In this part, I have learned a lot of new concepts and deepened my understanding of reinforcement learning through hands-on implementation. Initially, this was not the assignment I intended to submit. I began by attempting to recreate the DeepMind paper *"Exploring Faster Matrix Multiplication Algorithms with Reinforcement Learning"*.

I managed to implement most of the core components, including:
- the custom environment,
- the neural network architecture (Torso, Value Head, Policy Head),
- and the Monte Carlo Tree Search (MCTS) module, which served as the primary mechanism for exploring the state space in game-like environments.

However, integrating all these components into a working system proved to be complex. The final step—putting everything together—required significant tuning and debugging, which made it infeasible to complete within the current timeframe. As a result, I decided to postpone this ambitious task and instead focus on completing a more classical RL example for the assignment.

It is worth noting, though, that I have already grasped the key RL component of AlphaTensor, namely MCTS. The remaining challenge largely concerns architectural choices and making the model work reliably, which I plan to return to in the future.


## Continuous Control in Reinforcement Learning

In this notebook, I will use environments from the `gym` library, specifically the Lunar Lander, and a custom environment named `pushT`. The `pushT` environment is not part of the standard `gym` suite; I forked it from the Hugging Face repository and modified the vanilla version to incorporate additional functionalities, aligning it more closely with my task requirements.

The primary difference between the reinforcement learning (RL) approaches covered in the AP semester and Part 1 lies in the exploration of agent operations within continuous action spaces.

I will begin with stating my initial ideas and the rationale behind them, followed by a more formal definition of the tools and algorithms employed.

To navigate the environment successfully, the agent interacts through actions. The policy is a function $a = \pi(s)$ that takes the state as input and outputs actions. There are two ways to implement the policy:

1. **Deterministic Policy**: The function returns a single action.
2. **Stochastic Policy**: The function maps the state to a probability distribution over the action space.

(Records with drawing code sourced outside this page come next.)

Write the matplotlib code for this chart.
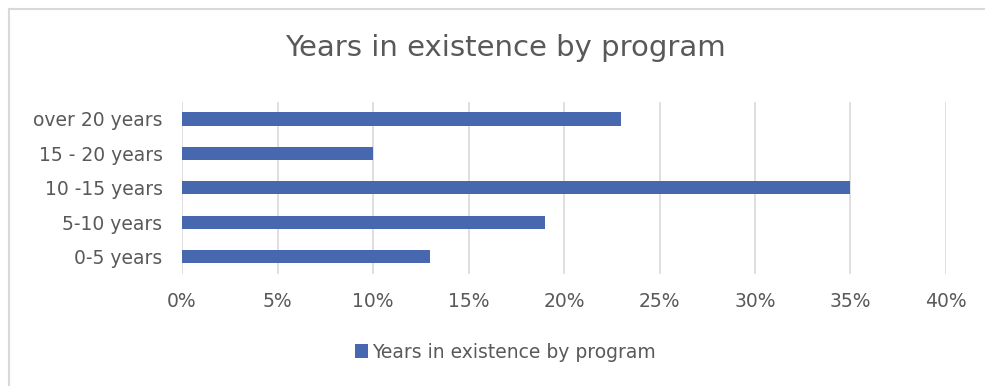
import matplotlib
matplotlib.use("Agg")
import matplotlib.pyplot as plt
import matplotlib.ticker as ticker
from matplotlib.lines import Line2D

categories = ["0-5 years", "5-10 years", "10 -15 years", "15 - 20 years", "over 20 years"]
shares = [0.13, 0.19, 0.35, 0.10, 0.23]
x_ticks = [0, 0.05, 0.10, 0.15, 0.20, 0.25, 0.30, 0.35, 0.40]
series_name = "Years in existence by program"

BAR = "#4767AF"
TEXT = "#595959"
GRID = "#D9D9D9"

plt.rcParams["font.family"] = ["DejaVu Sans"]

fig = plt.figure(figsize=(9.85, 3.86), dpi=100)
ax = fig.add_axes([0.1848, 0.290, 0.7756, 0.4464])

ax.barh(range(len(categories)), shares, height=0.38, color=BAR,
        label=series_name, zorder=3)

ax.set_xlim(0, 0.40)
ax.set_ylim(-0.5, len(categories) - 0.5)
ax.set_xticks(x_ticks)
ax.xaxis.set_major_formatter(ticker.FuncFormatter(lambda v, _: f"{v*100:.0f}%"))
ax.set_yticks(range(len(categories)))
ax.set_yticklabels(categories)
ax.tick_params(axis="both", length=0, colors=TEXT, labelsize=13.5)
ax.tick_params(axis="x", pad=13)
ax.tick_params(axis="y", pad=14)
ax.grid(axis="x", color=GRID, linewidth=1.2, zorder=0)
for s in ax.spines.values():
    s.set_visible(False)

fig.text(0.513, 0.875, series_name, ha="center", va="center",
         fontsize=21, color=TEXT)

fig.legend(loc="center", bbox_to_anchor=(0.513, 0.088), frameon=False,
           fontsize=13.5, labelcolor=TEXT, handlelength=0.7, handleheight=0.7,
           handletextpad=0.2)

# chart-area border (only top and left edges fall inside the crop)
x0, y0 = 8.5 / 985, 1 - 8.5 / 386
fig.add_artist(Line2D([x0, 1], [y0, y0], transform=fig.transFigure,
                      color=GRID, linewidth=1.5))
fig.add_artist(Line2D([x0, x0], [0, y0], transform=fig.transFigure,
                      color=GRID, linewidth=1.5))

plt.savefig("out.png", dpi=100)
plt.close(fig)
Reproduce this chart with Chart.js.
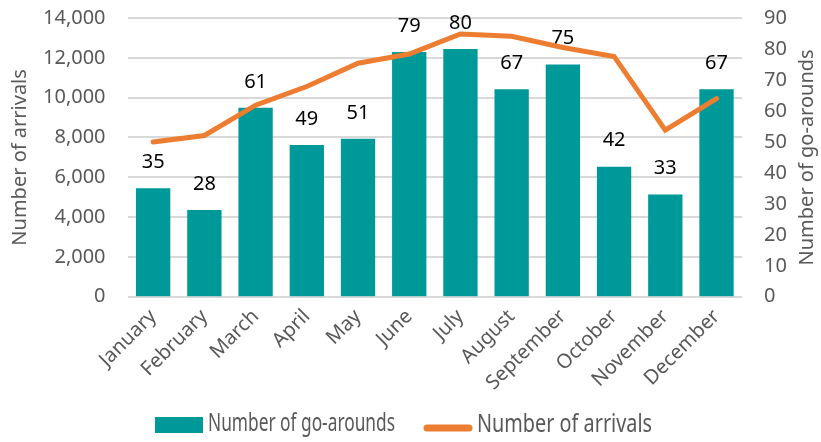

The stochastic approach resembles Q-learning, where we had probabilities of actions given a state. This method intuitively represents exploration by sampling from a modified probability distribution (e.g., Boltzmann). From a mathematical perspective, representing the policy as a probability distribution is natural. However, from a computer science point of view, deterministic policies are more practical due to limitations in representing some abstract mathematical concepts within a computer system, in this case probability distributions.

Having committed to a deterministic policy, I have found the Deep Deterministic Policy Gradient (DDPG) algorithm, from the paper "Continuous Control with Deep Reinforcement Learning" (Lillicrap et al., 2016). The abstract of the paper described it as the solid foundation for my assignment:

> "We adapt the ideas underlying the success of Deep Q-Learning to the continuous action domain. We present an actor-critic, model-free algorithm based on the deterministic policy gradient that can operate over continuous action spaces. Using the same learning algorithm, network architecture and hyper-parameters, our algorithm robustly solves more than 20 simulated physics tasks, including classic problems such as cartpole swing-up, dexterous manipulation, legged locomotion and car driving."

## Deep Deterministic Policy Gradient (DDPG)

DDPG is an off-policy, model-free reinforcement learning algorithm tailored for environments with continuous action spaces. It use the deterministic policy gradient approach with strategies from Deep Q-Networks (DQN), such as experience replay and target networks, to enhance learning stability.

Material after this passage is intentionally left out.